Noble-liquid detectors are among the most promising tools for current and future searches for physics beyond the Standard Model. We present two new detection concepts and experimental results - with potential applications in such experiments: the bubble-assisted Liquid Hole Multiplier (LHM) and the cryogenic Gaseous Photo-Multiplier (GPM). The first is a “local dual-phase” (liquid-gas) detection element in which a gas bubble induced in the liquid is supported underneath a “hole- electrode” (e.g. a Gas Electron Multiplier (GEM) or a Thick-GEM (THGEM)) immersed within the noble liquid. Radiation-induced ionization electrons and scintillation-induced photoelectrons extracted from a CsI-coated LHM surface, drift through the electrode's holes; they induce electroluminescence in the bubble, with tens of photons emitted per drifting electron. Such elements can provide light signals detectable with photo-sensors, e.g. with GPMs.

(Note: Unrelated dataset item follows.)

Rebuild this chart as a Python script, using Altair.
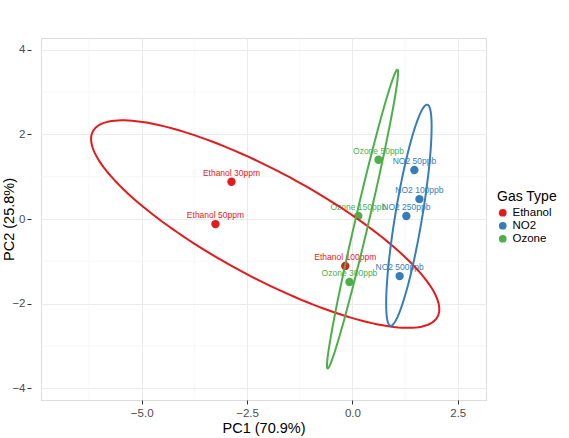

We will present LHM-prototype results in liquid xenon, demonstrating the stability of this new concept, its energy resolution and timing properties. We will also present recent results of a cascaded-THGEM GPM, with a UV CsI photocathode, coupled to a dual-phase xenon Time Projection Chamber (TPC). Its merits will be discussed in the context of future applications for rare-event searches and as a readout element for the LHM detector.